Radio transmitters
Introduction
A radio transmitter is an electronic device that produces radio waves with an antenna. The transmitter itself generates a radio frequency (RF) alternating current, which is applied to the antenna. When this alternating current flows through the antenna, it radiates radio waves. Radio transmitters are essential components in various communication systems, including broadcasting, two-way radios, wireless networking, and satellite communications.
History of Radio Transmitters
The development of radio transmitters began in the late 19th century with the pioneering work of Guglielmo Marconi, who is often credited with inventing the first practical radio transmitter. Marconi's early experiments in wireless telegraphy laid the foundation for modern radio communication. His work was preceded by Heinrich Hertz, who demonstrated the existence of electromagnetic waves, and Nikola Tesla, who developed early high-frequency alternators.
Basic Principles
Radio transmitters operate based on the principles of electromagnetic radiation. The key components of a radio transmitter include:
- **Oscillator**: Generates the carrier wave, a continuous wave at a specific frequency.
- **Modulator**: Imposes information (audio, video, data) onto the carrier wave by varying its amplitude, frequency, or phase.
- **Amplifier**: Increases the power of the modulated signal to a level suitable for transmission.
- **Antenna**: Converts the electrical signal into radio waves and radiates them into space.
Types of Modulation
Modulation is the process of varying a carrier wave to encode information. The main types of modulation used in radio transmitters are:
- **Amplitude Modulation (AM)**: Varies the amplitude of the carrier wave in proportion to the information signal.
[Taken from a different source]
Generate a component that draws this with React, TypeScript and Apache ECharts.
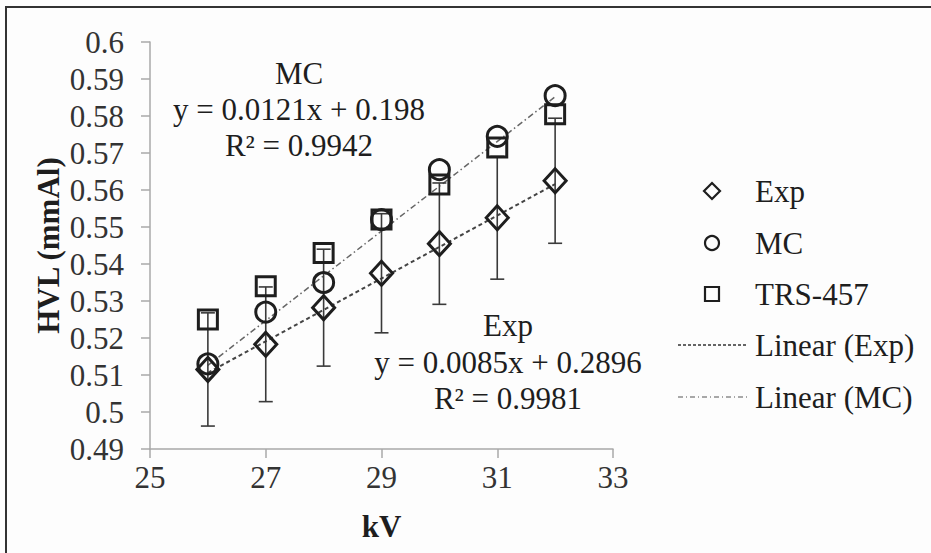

- **Frequency Modulation (FM)**: Varies the frequency of the carrier wave in accordance with the information signal.
- **Phase Modulation (PM)**: Alters the phase of the carrier wave to encode the information signal.
- **Digital Modulation**: Includes techniques such as Amplitude Shift Keying (ASK), Frequency Shift Keying (FSK), and Phase Shift Keying (PSK).
Components of a Radio Transmitter
Oscillator
The oscillator is the heart of the radio transmitter. It generates a stable, continuous wave at the desired transmission frequency. Common types of oscillators include crystal oscillators and phase-locked loops (PLLs).
Modulator
The modulator combines the information signal with the carrier wave. In AM transmitters, this is done by varying the amplitude of the carrier. In FM and PM transmitters, the frequency or phase of the carrier is varied.
Amplifier
The amplifier boosts the power of the modulated signal to a level suitable for transmission. Power amplifiers are classified based on their efficiency and linearity, with classes A, B, AB, and C being the most common.
Antenna
The antenna radiates the amplified, modulated signal as radio waves. Antennas are designed to operate efficiently at specific frequencies and can be of various types, including dipole, monopole, and parabolic antennas.
Applications of Radio Transmitters
Radio transmitters are used in a wide range of applications, including:
- **Broadcasting**: AM and FM radio stations, television broadcasting.
- **Two-Way Communication**: Walkie-talkies, mobile phones, amateur radio.
- **Wireless Networking**: Wi-Fi, Bluetooth.
- **Satellite Communication**: Satellite TV, GPS.
- **Radar**: Used in aviation, maritime navigation, and weather forecasting.
Advanced Topics in Radio Transmitters
Frequency Synthesis
Frequency synthesis is the process of generating a range of frequencies from a single reference frequency. This is commonly achieved using phase-locked loops (PLLs) and direct digital synthesis (DDS).
Linearization Techniques
Linearization techniques are used to improve the linearity of power amplifiers, which is crucial for reducing distortion in the transmitted signal. Methods include feedforward, feedback, and predistortion.
Software-Defined Radio (SDR)
Software-defined radio (SDR) is a radio communication system where components that have typically been implemented in hardware (e.g., mixers, filters, amplifiers) are instead implemented by means of software. This allows for greater flexibility and adaptability in radio transmitters.
Safety and Regulations
Radio transmitters are subject to strict regulations to prevent interference with other communication systems and to ensure safe operation. Regulatory bodies such as the Federal Communications Commission (FCC) in the United States and the International Telecommunication Union (ITU) set standards for frequency allocation, power limits, and emission standards.